▶ _Written request_: Without including any images, repeat the data exactly.

▶ _Dataset section_:
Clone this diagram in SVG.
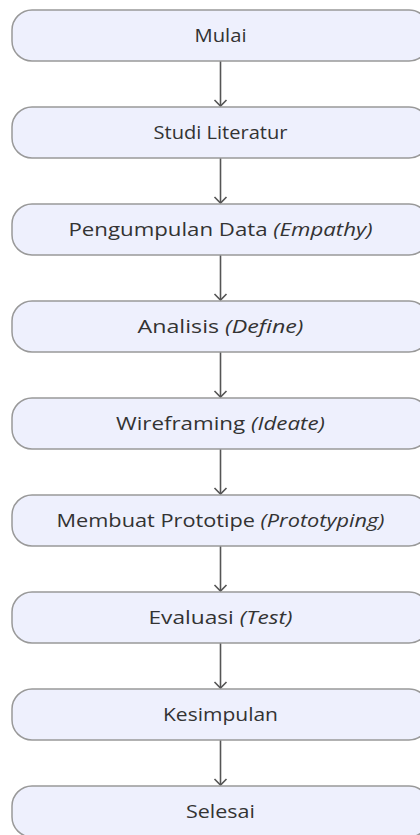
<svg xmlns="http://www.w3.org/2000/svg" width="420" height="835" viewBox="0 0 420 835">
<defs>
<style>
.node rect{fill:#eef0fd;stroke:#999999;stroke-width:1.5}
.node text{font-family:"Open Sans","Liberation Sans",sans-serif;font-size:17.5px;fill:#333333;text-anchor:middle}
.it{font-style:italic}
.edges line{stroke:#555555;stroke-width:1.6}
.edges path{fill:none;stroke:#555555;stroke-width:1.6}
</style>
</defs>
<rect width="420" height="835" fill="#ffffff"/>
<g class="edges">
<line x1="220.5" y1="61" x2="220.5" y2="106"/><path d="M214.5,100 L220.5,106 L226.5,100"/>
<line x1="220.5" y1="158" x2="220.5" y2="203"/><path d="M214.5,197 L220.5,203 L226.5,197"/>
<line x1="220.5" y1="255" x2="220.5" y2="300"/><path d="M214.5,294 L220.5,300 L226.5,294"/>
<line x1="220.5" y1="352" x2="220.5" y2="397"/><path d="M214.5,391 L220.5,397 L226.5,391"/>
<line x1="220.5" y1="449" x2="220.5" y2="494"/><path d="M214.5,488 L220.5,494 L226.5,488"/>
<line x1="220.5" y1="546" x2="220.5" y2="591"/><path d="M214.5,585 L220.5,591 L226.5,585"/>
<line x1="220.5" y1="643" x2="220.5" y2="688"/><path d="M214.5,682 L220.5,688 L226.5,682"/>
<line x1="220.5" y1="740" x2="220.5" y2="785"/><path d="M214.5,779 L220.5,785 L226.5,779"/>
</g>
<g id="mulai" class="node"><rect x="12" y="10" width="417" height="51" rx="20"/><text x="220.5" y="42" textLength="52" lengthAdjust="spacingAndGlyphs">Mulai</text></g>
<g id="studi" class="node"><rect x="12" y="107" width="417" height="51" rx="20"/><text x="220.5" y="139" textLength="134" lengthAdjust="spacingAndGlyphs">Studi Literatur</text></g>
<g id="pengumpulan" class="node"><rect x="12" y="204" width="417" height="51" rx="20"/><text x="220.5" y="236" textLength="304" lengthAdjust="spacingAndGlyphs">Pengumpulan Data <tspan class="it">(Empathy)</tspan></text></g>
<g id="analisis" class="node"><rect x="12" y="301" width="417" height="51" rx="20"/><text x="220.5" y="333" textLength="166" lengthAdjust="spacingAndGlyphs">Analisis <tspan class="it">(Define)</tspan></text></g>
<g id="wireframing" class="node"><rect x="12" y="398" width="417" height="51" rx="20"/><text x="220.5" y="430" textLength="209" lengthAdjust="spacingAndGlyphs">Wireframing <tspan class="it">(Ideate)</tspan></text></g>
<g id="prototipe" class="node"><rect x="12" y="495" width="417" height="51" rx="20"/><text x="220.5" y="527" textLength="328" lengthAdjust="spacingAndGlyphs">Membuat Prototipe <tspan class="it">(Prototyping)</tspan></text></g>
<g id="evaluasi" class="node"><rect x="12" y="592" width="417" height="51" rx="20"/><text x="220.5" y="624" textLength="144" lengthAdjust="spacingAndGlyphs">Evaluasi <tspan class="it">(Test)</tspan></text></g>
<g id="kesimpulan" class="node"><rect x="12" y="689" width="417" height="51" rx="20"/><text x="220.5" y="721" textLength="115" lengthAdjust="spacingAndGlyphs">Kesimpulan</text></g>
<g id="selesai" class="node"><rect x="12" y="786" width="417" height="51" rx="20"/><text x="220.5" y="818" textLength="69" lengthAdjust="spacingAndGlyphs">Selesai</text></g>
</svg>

▶ _Output of the exercise_:
Clone this diagram in SVG.
<svg xmlns="http://www.w3.org/2000/svg" width="420" height="835" viewBox="0 0 420 835">
<defs>
<style>
.node rect{fill:#eef0fd;stroke:#999999;stroke-width:1.5}
.node text{font-family:"Open Sans","Liberation Sans",sans-serif;font-size:17.5px;fill:#333333;text-anchor:middle}
.it{font-style:italic}
.edges line{stroke:#555555;stroke-width:1.6}
.edges path{fill:none;stroke:#555555;stroke-width:1.6}
</style>
</defs>
<rect width="420" height="835" fill="#ffffff"/>
<g class="edges">
<line x1="220.5" y1="61" x2="220.5" y2="106"/><path d="M214.5,100 L220.5,106 L226.5,100"/>
<line x1="220.5" y1="158" x2="220.5" y2="203"/><path d="M214.5,197 L220.5,203 L226.5,197"/>
<line x1="220.5" y1="255" x2="220.5" y2="300"/><path d="M214.5,294 L220.5,300 L226.5,294"/>
<line x1="220.5" y1="352" x2="220.5" y2="397"/><path d="M214.5,391 L220.5,397 L226.5,391"/>
<line x1="220.5" y1="449" x2="220.5" y2="494"/><path d="M214.5,488 L220.5,494 L226.5,488"/>
<line x1="220.5" y1="546" x2="220.5" y2="591"/><path d="M214.5,585 L220.5,591 L226.5,585"/>
<line x1="220.5" y1="643" x2="220.5" y2="688"/><path d="M214.5,682 L220.5,688 L226.5,682"/>
<line x1="220.5" y1="740" x2="220.5" y2="785"/><path d="M214.5,779 L220.5,785 L226.5,779"/>
</g>
<g id="mulai" class="node"><rect x="12" y="10" width="417" height="51" rx="20"/><text x="220.5" y="42" textLength="52" lengthAdjust="spacingAndGlyphs">Mulai</text></g>
<g id="studi" class="node"><rect x="12" y="107" width="417" height="51" rx="20"/><text x="220.5" y="139" textLength="134" lengthAdjust="spacingAndGlyphs">Studi Literatur</text></g>
<g id="pengumpulan" class="node"><rect x="12" y="204" width="417" height="51" rx="20"/><text x="220.5" y="236" textLength="304" lengthAdjust="spacingAndGlyphs">Pengumpulan Data <tspan class="it">(Empathy)</tspan></text></g>
<g id="analisis" class="node"><rect x="12" y="301" width="417" height="51" rx="20"/><text x="220.5" y="333" textLength="166" lengthAdjust="spacingAndGlyphs">Analisis <tspan class="it">(Define)</tspan></text></g>
<g id="wireframing" class="node"><rect x="12" y="398" width="417" height="51" rx="20"/><text x="220.5" y="430" textLength="209" lengthAdjust="spacingAndGlyphs">Wireframing <tspan class="it">(Ideate)</tspan></text></g>
<g id="prototipe" class="node"><rect x="12" y="495" width="417" height="51" rx="20"/><text x="220.5" y="527" textLength="328" lengthAdjust="spacingAndGlyphs">Membuat Prototipe <tspan class="it">(Prototyping)</tspan></text></g>
<g id="evaluasi" class="node"><rect x="12" y="592" width="417" height="51" rx="20"/><text x="220.5" y="624" textLength="144" lengthAdjust="spacingAndGlyphs">Evaluasi <tspan class="it">(Test)</tspan></text></g>
<g id="kesimpulan" class="node"><rect x="12" y="689" width="417" height="51" rx="20"/><text x="220.5" y="721" textLength="115" lengthAdjust="spacingAndGlyphs">Kesimpulan</text></g>
<g id="selesai" class="node"><rect x="12" y="786" width="417" height="51" rx="20"/><text x="220.5" y="818" textLength="69" lengthAdjust="spacingAndGlyphs">Selesai</text></g>
</svg>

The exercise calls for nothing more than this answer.